Lo verdaderamente interesante es lo que pasó luego. Franco permitió que los falangistas implicados fuesen objeto de un juicio exprés sumarísimo en el que se pronunciaron dos condenas a muerte, de las que conmutó una. Sin embargo, y es éste un punto en el que el libro de Thòmas es particularmente informativo, tampoco permitió que el general Varela, furibundo antifalangista, se saliese con la suya, admitiendo que todo aquello había sido un atentado contra él. Tal vez le falta al libro, por buscar una crítica, el haber explicado un poco más que, en realidad, cuando se produjo el follón de Begoña ya llovía sobre inundado; se podría haber explicado por ejemplo, el pollo que montaron Ridruejo y Tovar un año antes cuando decidieron poner a parir a Valentín Galarza, otro antifalangista, en las páginas del
Arriba (aquel artículo, por cierto, se titulaba
El hombre y el currinche, y no
El hombre y el pelele como erróneamente cita la
Wikipedia). Al final del proceso, ya lo he dicho, la envolvente ferrolana: tanto Serrano como Varela (y Galarza) se fueron a la calle.
En suma, nos encontramos ante una notaría minuciosa de unos hechos que muchos libros citan sin conocer muy bien, por lo que es de agradecer esa labor que se aprecia en un historiador que no da las cosas por sabidas. Debo decir, no obstante, que personalmente no estoy de acuerdo con todas las interpretaciones que hace el autor. Por ejemplo, creo que carga demasiado las tintas al considerar que, tras las crisis que cuenta el libro, Franco encontró el falangista genuflexo que estaba buscando en la persona de José Luis Arrese. Arrese, con el tiempo, y aunque es evidente que los tiempos del Poder falangista (con mayúsculas) pasaron pronto, se mostraría menos domeñado de lo que parece.
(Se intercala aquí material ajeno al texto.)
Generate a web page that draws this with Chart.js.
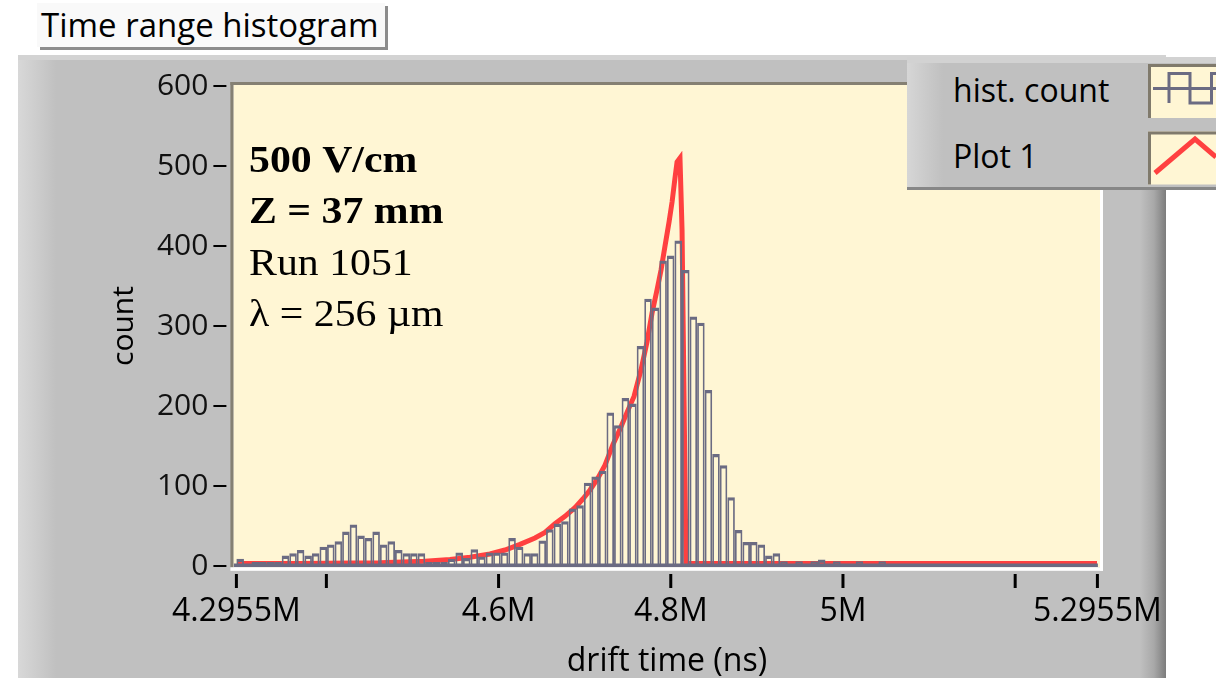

En 1956, todavía comandó un proyecto para aprobar unas leyes de gobierno que introducían elementos de desafío a la persona de Franco y que hicieron a Esteban Bilbao, tradicionalista entonces presidente de las Cortes, escribirle una furibunda carta en la que le acusaba nada menos que de querer convertir España en la Unión Soviética. Más tarde aun, siendo ya ministro de Vivienda, López Rodó lo acusa de aprobar planes ambiciosísimos de vivienda para los que no había dinero, para así poner a la opinión pública en contra de los tecnócratas, gestores del Presupuesto y por lo tanto obligados a decir
niet.
Quiero decir, o sea escribir, que otra cosa que me encanta de Thòmas es su gusto por las anécdotas. Sus libros no tienen nada de anecdóticos pero, sin embargo, ello no quiere decir que no le guste salpimentar su narrativa historiográfica de ejemplos notorios basados en episodios concretos que a veces se hacen muy divertidos de leer. La descripción que hace en
La Falange de una reunión falangista en El Escorial en la que el padre Fermín Yzurdiaga fue recibido a gritos de
¡Quieren hacer una España de curas y monjas!, no tiene desperdicio. Y en este libro que hoy tratamos, la anécdota del director de periódico que fue cesado por poner a parir, sin saberlo, a Pilar Primo de Rivera, no le va a zaga.
Si te interesa la época, te gustará el libro. Te gustará mucho, me atrevo a decir. Y si no te interesa la época, la verdad, ¿qué coño haces leyendo este post?